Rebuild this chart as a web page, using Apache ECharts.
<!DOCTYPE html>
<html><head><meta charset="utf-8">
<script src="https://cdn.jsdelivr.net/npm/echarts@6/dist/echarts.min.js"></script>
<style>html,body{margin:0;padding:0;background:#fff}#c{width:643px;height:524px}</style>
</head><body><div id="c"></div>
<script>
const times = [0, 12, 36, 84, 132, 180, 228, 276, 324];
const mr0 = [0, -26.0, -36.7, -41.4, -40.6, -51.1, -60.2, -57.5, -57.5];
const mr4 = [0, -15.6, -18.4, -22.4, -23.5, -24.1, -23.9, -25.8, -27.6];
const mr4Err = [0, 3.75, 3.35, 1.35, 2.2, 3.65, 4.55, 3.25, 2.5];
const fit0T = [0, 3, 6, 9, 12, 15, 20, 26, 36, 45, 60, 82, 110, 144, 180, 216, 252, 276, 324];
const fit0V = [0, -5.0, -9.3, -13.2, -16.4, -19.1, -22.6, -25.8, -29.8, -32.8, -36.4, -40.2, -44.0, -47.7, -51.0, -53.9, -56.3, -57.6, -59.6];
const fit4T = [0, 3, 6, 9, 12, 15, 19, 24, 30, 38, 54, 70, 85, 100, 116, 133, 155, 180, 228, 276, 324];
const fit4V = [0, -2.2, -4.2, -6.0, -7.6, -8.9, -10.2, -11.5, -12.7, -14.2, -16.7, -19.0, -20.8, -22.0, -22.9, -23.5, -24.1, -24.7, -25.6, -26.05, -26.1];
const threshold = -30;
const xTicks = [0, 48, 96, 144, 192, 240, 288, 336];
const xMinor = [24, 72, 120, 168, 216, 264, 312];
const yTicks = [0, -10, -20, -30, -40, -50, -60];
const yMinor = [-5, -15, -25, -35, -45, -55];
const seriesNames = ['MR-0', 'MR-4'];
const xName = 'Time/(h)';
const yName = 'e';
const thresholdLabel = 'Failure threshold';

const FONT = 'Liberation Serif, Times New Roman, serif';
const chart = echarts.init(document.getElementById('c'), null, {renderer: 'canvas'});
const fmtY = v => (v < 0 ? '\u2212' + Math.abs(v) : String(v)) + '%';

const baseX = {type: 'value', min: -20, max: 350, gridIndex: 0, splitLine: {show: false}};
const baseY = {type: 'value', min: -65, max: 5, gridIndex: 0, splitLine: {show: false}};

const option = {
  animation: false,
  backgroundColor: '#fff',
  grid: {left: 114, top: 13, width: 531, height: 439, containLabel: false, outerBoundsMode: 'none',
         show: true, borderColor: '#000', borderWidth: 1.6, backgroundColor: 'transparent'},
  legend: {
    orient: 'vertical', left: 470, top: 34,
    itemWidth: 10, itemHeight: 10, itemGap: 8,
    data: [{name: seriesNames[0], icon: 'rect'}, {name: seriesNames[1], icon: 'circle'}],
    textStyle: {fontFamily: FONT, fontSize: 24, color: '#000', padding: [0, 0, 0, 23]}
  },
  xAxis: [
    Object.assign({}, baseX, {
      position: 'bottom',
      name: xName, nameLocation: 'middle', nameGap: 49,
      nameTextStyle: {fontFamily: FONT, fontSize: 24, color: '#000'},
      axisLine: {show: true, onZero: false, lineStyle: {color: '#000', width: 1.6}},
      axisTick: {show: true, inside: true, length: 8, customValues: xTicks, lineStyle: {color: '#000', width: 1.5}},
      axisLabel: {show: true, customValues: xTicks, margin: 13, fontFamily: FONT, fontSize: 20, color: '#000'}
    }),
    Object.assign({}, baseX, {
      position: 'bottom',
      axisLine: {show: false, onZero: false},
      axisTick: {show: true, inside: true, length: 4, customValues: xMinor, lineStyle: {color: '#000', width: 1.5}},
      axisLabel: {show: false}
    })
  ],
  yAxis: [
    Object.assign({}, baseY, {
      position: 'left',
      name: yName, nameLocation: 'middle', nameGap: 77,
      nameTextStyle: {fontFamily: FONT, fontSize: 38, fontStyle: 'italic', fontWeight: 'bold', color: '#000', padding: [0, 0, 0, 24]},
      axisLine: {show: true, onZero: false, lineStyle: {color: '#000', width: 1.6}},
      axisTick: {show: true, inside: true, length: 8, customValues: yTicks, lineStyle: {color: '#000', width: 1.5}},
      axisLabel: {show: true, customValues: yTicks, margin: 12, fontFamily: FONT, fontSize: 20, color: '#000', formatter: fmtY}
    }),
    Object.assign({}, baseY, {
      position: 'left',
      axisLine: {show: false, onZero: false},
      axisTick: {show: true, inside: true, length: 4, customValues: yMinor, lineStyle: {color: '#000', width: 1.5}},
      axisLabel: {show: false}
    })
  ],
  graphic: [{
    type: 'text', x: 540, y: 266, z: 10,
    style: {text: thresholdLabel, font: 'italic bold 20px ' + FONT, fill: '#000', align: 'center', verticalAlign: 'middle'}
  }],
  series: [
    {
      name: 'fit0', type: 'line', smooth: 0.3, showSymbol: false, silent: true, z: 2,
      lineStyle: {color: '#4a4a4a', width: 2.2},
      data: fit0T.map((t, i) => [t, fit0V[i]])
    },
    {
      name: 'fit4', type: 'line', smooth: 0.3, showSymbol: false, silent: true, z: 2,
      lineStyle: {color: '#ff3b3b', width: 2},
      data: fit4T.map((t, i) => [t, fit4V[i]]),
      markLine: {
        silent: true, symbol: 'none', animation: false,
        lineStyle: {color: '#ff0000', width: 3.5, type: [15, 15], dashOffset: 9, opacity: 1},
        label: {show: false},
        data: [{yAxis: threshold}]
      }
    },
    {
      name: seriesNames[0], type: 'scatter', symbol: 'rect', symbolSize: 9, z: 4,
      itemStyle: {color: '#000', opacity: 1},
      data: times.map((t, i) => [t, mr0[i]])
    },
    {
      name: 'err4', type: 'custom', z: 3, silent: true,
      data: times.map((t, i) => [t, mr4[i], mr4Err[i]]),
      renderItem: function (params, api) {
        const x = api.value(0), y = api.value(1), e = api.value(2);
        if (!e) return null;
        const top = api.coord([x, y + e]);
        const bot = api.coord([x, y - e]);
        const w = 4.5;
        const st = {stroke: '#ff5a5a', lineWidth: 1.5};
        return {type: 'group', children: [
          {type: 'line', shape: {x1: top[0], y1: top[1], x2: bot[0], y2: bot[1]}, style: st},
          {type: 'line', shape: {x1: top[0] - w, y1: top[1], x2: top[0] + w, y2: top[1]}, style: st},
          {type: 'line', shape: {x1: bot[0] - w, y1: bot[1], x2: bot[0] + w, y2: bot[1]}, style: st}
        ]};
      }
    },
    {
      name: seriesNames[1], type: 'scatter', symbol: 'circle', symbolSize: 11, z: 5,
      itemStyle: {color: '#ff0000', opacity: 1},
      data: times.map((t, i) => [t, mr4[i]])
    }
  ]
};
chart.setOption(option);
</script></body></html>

--------------------

Reproduce each line of the material above precisely.

### SOLUTION TO THIS EXERCISE
Rebuild this chart as a web page, using Apache ECharts.
<!DOCTYPE html>
<html><head><meta charset="utf-8">
<script src="https://cdn.jsdelivr.net/npm/echarts@6/dist/echarts.min.js"></script>
<style>html,body{margin:0;padding:0;background:#fff}#c{width:643px;height:524px}</style>
</head><body><div id="c"></div>
<script>
const times = [0, 12, 36, 84, 132, 180, 228, 276, 324];
const mr0 = [0, -26.0, -36.7, -41.4, -40.6, -51.1, -60.2, -57.5, -57.5];
const mr4 = [0, -15.6, -18.4, -22.4, -23.5, -24.1, -23.9, -25.8, -27.6];
const mr4Err = [0, 3.75, 3.35, 1.35, 2.2, 3.65, 4.55, 3.25, 2.5];
const fit0T = [0, 3, 6, 9, 12, 15, 20, 26, 36, 45, 60, 82, 110, 144, 180, 216, 252, 276, 324];
const fit0V = [0, -5.0, -9.3, -13.2, -16.4, -19.1, -22.6, -25.8, -29.8, -32.8, -36.4, -40.2, -44.0, -47.7, -51.0, -53.9, -56.3, -57.6, -59.6];
const fit4T = [0, 3, 6, 9, 12, 15, 19, 24, 30, 38, 54, 70, 85, 100, 116, 133, 155, 180, 228, 276, 324];
const fit4V = [0, -2.2, -4.2, -6.0, -7.6, -8.9, -10.2, -11.5, -12.7, -14.2, -16.7, -19.0, -20.8, -22.0, -22.9, -23.5, -24.1, -24.7, -25.6, -26.05, -26.1];
const threshold = -30;
const xTicks = [0, 48, 96, 144, 192, 240, 288, 336];
const xMinor = [24, 72, 120, 168, 216, 264, 312];
const yTicks = [0, -10, -20, -30, -40, -50, -60];
const yMinor = [-5, -15, -25, -35, -45, -55];
const seriesNames = ['MR-0', 'MR-4'];
const xName = 'Time/(h)';
const yName = 'e';
const thresholdLabel = 'Failure threshold';

const FONT = 'Liberation Serif, Times New Roman, serif';
const chart = echarts.init(document.getElementById('c'), null, {renderer: 'canvas'});
const fmtY = v => (v < 0 ? '\u2212' + Math.abs(v) : String(v)) + '%';

const baseX = {type: 'value', min: -20, max: 350, gridIndex: 0, splitLine: {show: false}};
const baseY = {type: 'value', min: -65, max: 5, gridIndex: 0, splitLine: {show: false}};

const option = {
  animation: false,
  backgroundColor: '#fff',
  grid: {left: 114, top: 13, width: 531, height: 439, containLabel: false, outerBoundsMode: 'none',
         show: true, borderColor: '#000', borderWidth: 1.6, backgroundColor: 'transparent'},
  legend: {
    orient: 'vertical', left: 470, top: 34,
    itemWidth: 10, itemHeight: 10, itemGap: 8,
    data: [{name: seriesNames[0], icon: 'rect'}, {name: seriesNames[1], icon: 'circle'}],
    textStyle: {fontFamily: FONT, fontSize: 24, color: '#000', padding: [0, 0, 0, 23]}
  },
  xAxis: [
    Object.assign({}, baseX, {
      position: 'bottom',
      name: xName, nameLocation: 'middle', nameGap: 49,
      nameTextStyle: {fontFamily: FONT, fontSize: 24, color: '#000'},
      axisLine: {show: true, onZero: false, lineStyle: {color: '#000', width: 1.6}},
      axisTick: {show: true, inside: true, length: 8, customValues: xTicks, lineStyle: {color: '#000', width: 1.5}},
      axisLabel: {show: true, customValues: xTicks, margin: 13, fontFamily: FONT, fontSize: 20, color: '#000'}
    }),
    Object.assign({}, baseX, {
      position: 'bottom',
      axisLine: {show: false, onZero: false},
      axisTick: {show: true, inside: true, length: 4, customValues: xMinor, lineStyle: {color: '#000', width: 1.5}},
      axisLabel: {show: false}
    })
  ],
  yAxis: [
    Object.assign({}, baseY, {
      position: 'left',
      name: yName, nameLocation: 'middle', nameGap: 77,
      nameTextStyle: {fontFamily: FONT, fontSize: 38, fontStyle: 'italic', fontWeight: 'bold', color: '#000', padding: [0, 0, 0, 24]},
      axisLine: {show: true, onZero: false, lineStyle: {color: '#000', width: 1.6}},
      axisTick: {show: true, inside: true, length: 8, customValues: yTicks, lineStyle: {color: '#000', width: 1.5}},
      axisLabel: {show: true, customValues: yTicks, margin: 12, fontFamily: FONT, fontSize: 20, color: '#000', formatter: fmtY}
    }),
    Object.assign({}, baseY, {
      position: 'left',
      axisLine: {show: false, onZero: false},
      axisTick: {show: true, inside: true, length: 4, customValues: yMinor, lineStyle: {color: '#000', width: 1.5}},
      axisLabel: {show: false}
    })
  ],
  graphic: [{
    type: 'text', x: 540, y: 266, z: 10,
    style: {text: thresholdLabel, font: 'italic bold 20px ' + FONT, fill: '#000', align: 'center', verticalAlign: 'middle'}
  }],
  series: [
    {
      name: 'fit0', type: 'line', smooth: 0.3, showSymbol: false, silent: true, z: 2,
      lineStyle: {color: '#4a4a4a', width: 2.2},
      data: fit0T.map((t, i) => [t, fit0V[i]])
    },
    {
      name: 'fit4', type: 'line', smooth: 0.3, showSymbol: false, silent: true, z: 2,
      lineStyle: {color: '#ff3b3b', width: 2},
      data: fit4T.map((t, i) => [t, fit4V[i]]),
      markLine: {
        silent: true, symbol: 'none', animation: false,
        lineStyle: {color: '#ff0000', width: 3.5, type: [15, 15], dashOffset: 9, opacity: 1},
        label: {show: false},
        data: [{yAxis: threshold}]
      }
    },
    {
      name: seriesNames[0], type: 'scatter', symbol: 'rect', symbolSize: 9, z: 4,
      itemStyle: {color: '#000', opacity: 1},
      data: times.map((t, i) => [t, mr0[i]])
    },
    {
      name: 'err4', type: 'custom', z: 3, silent: true,
      data: times.map((t, i) => [t, mr4[i], mr4Err[i]]),
      renderItem: function (params, api) {
        const x = api.value(0), y = api.value(1), e = api.value(2);
        if (!e) return null;
        const top = api.coord([x, y + e]);
        const bot = api.coord([x, y - e]);
        const w = 4.5;
        const st = {stroke: '#ff5a5a', lineWidth: 1.5};
        return {type: 'group', children: [
          {type: 'line', shape: {x1: top[0], y1: top[1], x2: bot[0], y2: bot[1]}, style: st},
          {type: 'line', shape: {x1: top[0] - w, y1: top[1], x2: top[0] + w, y2: top[1]}, style: st},
          {type: 'line', shape: {x1: bot[0] - w, y1: bot[1], x2: bot[0] + w, y2: bot[1]}, style: st}
        ]};
      }
    },
    {
      name: seriesNames[1], type: 'scatter', symbol: 'circle', symbolSize: 11, z: 5,
      itemStyle: {color: '#ff0000', opacity: 1},
      data: times.map((t, i) => [t, mr4[i]])
    }
  ]
};
chart.setOption(option);
</script></body></html>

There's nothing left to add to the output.